Required task: Print the listing in its entirety and exactly, leaving out images.

Supplied data:
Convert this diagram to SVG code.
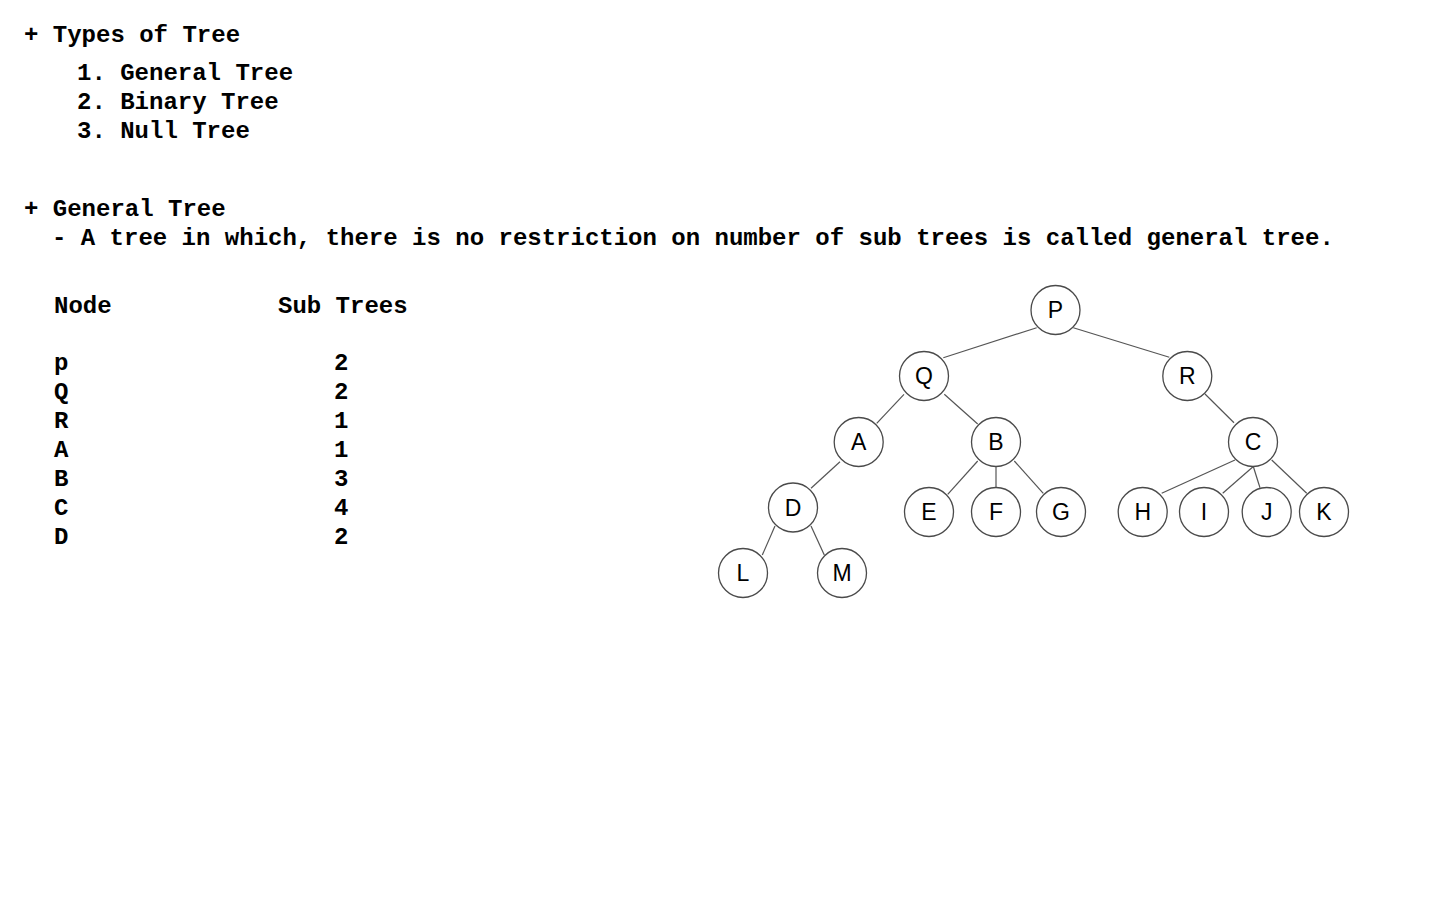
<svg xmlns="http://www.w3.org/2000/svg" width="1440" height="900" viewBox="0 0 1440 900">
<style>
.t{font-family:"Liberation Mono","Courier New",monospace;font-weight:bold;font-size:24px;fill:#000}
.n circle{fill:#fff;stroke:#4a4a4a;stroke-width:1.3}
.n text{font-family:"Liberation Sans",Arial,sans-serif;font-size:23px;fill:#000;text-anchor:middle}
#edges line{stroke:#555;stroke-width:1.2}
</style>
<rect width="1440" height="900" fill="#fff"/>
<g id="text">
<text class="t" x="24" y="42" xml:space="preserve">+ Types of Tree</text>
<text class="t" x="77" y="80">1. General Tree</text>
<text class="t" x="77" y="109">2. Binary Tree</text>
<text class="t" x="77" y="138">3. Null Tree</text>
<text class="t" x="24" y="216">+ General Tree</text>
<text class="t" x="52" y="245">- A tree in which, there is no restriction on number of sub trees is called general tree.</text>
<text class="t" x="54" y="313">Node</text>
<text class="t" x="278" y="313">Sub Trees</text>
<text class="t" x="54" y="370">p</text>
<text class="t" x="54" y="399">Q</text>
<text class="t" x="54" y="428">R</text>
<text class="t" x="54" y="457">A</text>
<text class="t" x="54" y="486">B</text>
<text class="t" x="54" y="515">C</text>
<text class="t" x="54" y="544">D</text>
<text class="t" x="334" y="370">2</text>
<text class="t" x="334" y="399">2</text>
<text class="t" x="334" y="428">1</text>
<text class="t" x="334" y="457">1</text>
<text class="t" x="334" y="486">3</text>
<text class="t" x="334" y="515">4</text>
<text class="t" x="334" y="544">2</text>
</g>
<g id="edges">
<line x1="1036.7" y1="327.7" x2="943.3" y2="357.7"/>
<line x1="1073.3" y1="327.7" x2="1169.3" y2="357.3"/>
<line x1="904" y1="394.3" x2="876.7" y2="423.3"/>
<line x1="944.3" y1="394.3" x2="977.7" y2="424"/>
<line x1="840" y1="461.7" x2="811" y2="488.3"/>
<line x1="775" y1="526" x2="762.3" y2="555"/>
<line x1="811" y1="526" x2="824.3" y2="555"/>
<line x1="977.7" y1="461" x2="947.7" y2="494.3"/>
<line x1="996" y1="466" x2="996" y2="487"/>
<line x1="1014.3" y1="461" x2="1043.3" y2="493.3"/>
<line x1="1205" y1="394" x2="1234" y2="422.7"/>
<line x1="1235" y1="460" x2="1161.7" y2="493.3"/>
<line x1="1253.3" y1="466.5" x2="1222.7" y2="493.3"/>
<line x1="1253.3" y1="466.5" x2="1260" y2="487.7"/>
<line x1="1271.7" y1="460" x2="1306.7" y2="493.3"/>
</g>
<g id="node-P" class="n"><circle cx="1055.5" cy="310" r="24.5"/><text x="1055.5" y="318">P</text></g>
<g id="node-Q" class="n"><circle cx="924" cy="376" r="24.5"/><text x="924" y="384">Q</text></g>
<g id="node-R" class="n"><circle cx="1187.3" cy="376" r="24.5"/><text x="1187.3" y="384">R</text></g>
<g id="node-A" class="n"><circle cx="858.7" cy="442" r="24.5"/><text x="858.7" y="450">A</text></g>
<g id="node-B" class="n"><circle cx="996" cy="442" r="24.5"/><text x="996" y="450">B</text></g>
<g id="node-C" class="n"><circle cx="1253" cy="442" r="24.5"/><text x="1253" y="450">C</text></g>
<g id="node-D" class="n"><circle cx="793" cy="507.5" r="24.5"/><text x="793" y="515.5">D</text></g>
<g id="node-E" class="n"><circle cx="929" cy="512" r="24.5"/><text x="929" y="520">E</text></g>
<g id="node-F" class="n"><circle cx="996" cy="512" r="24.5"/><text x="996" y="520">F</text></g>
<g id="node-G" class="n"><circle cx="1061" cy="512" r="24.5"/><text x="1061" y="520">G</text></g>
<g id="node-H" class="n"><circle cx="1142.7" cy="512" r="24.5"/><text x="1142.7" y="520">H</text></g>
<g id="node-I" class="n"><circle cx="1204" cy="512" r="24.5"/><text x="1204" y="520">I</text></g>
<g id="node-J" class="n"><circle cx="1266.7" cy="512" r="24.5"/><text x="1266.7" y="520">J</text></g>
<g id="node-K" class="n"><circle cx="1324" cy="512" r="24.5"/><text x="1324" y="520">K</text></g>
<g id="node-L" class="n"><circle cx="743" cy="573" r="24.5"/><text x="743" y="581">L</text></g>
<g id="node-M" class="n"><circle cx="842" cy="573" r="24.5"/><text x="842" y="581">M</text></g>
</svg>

Task response:
Convert this diagram to SVG code.
<svg xmlns="http://www.w3.org/2000/svg" width="1440" height="900" viewBox="0 0 1440 900">
<style>
.t{font-family:"Liberation Mono","Courier New",monospace;font-weight:bold;font-size:24px;fill:#000}
.n circle{fill:#fff;stroke:#4a4a4a;stroke-width:1.3}
.n text{font-family:"Liberation Sans",Arial,sans-serif;font-size:23px;fill:#000;text-anchor:middle}
#edges line{stroke:#555;stroke-width:1.2}
</style>
<rect width="1440" height="900" fill="#fff"/>
<g id="text">
<text class="t" x="24" y="42" xml:space="preserve">+ Types of Tree</text>
<text class="t" x="77" y="80">1. General Tree</text>
<text class="t" x="77" y="109">2. Binary Tree</text>
<text class="t" x="77" y="138">3. Null Tree</text>
<text class="t" x="24" y="216">+ General Tree</text>
<text class="t" x="52" y="245">- A tree in which, there is no restriction on number of sub trees is called general tree.</text>
<text class="t" x="54" y="313">Node</text>
<text class="t" x="278" y="313">Sub Trees</text>
<text class="t" x="54" y="370">p</text>
<text class="t" x="54" y="399">Q</text>
<text class="t" x="54" y="428">R</text>
<text class="t" x="54" y="457">A</text>
<text class="t" x="54" y="486">B</text>
<text class="t" x="54" y="515">C</text>
<text class="t" x="54" y="544">D</text>
<text class="t" x="334" y="370">2</text>
<text class="t" x="334" y="399">2</text>
<text class="t" x="334" y="428">1</text>
<text class="t" x="334" y="457">1</text>
<text class="t" x="334" y="486">3</text>
<text class="t" x="334" y="515">4</text>
<text class="t" x="334" y="544">2</text>
</g>
<g id="edges">
<line x1="1036.7" y1="327.7" x2="943.3" y2="357.7"/>
<line x1="1073.3" y1="327.7" x2="1169.3" y2="357.3"/>
<line x1="904" y1="394.3" x2="876.7" y2="423.3"/>
<line x1="944.3" y1="394.3" x2="977.7" y2="424"/>
<line x1="840" y1="461.7" x2="811" y2="488.3"/>
<line x1="775" y1="526" x2="762.3" y2="555"/>
<line x1="811" y1="526" x2="824.3" y2="555"/>
<line x1="977.7" y1="461" x2="947.7" y2="494.3"/>
<line x1="996" y1="466" x2="996" y2="487"/>
<line x1="1014.3" y1="461" x2="1043.3" y2="493.3"/>
<line x1="1205" y1="394" x2="1234" y2="422.7"/>
<line x1="1235" y1="460" x2="1161.7" y2="493.3"/>
<line x1="1253.3" y1="466.5" x2="1222.7" y2="493.3"/>
<line x1="1253.3" y1="466.5" x2="1260" y2="487.7"/>
<line x1="1271.7" y1="460" x2="1306.7" y2="493.3"/>
</g>
<g id="node-P" class="n"><circle cx="1055.5" cy="310" r="24.5"/><text x="1055.5" y="318">P</text></g>
<g id="node-Q" class="n"><circle cx="924" cy="376" r="24.5"/><text x="924" y="384">Q</text></g>
<g id="node-R" class="n"><circle cx="1187.3" cy="376" r="24.5"/><text x="1187.3" y="384">R</text></g>
<g id="node-A" class="n"><circle cx="858.7" cy="442" r="24.5"/><text x="858.7" y="450">A</text></g>
<g id="node-B" class="n"><circle cx="996" cy="442" r="24.5"/><text x="996" y="450">B</text></g>
<g id="node-C" class="n"><circle cx="1253" cy="442" r="24.5"/><text x="1253" y="450">C</text></g>
<g id="node-D" class="n"><circle cx="793" cy="507.5" r="24.5"/><text x="793" y="515.5">D</text></g>
<g id="node-E" class="n"><circle cx="929" cy="512" r="24.5"/><text x="929" y="520">E</text></g>
<g id="node-F" class="n"><circle cx="996" cy="512" r="24.5"/><text x="996" y="520">F</text></g>
<g id="node-G" class="n"><circle cx="1061" cy="512" r="24.5"/><text x="1061" y="520">G</text></g>
<g id="node-H" class="n"><circle cx="1142.7" cy="512" r="24.5"/><text x="1142.7" y="520">H</text></g>
<g id="node-I" class="n"><circle cx="1204" cy="512" r="24.5"/><text x="1204" y="520">I</text></g>
<g id="node-J" class="n"><circle cx="1266.7" cy="512" r="24.5"/><text x="1266.7" y="520">J</text></g>
<g id="node-K" class="n"><circle cx="1324" cy="512" r="24.5"/><text x="1324" y="520">K</text></g>
<g id="node-L" class="n"><circle cx="743" cy="573" r="24.5"/><text x="743" y="581">L</text></g>
<g id="node-M" class="n"><circle cx="842" cy="573" r="24.5"/><text x="842" y="581">M</text></g>
</svg>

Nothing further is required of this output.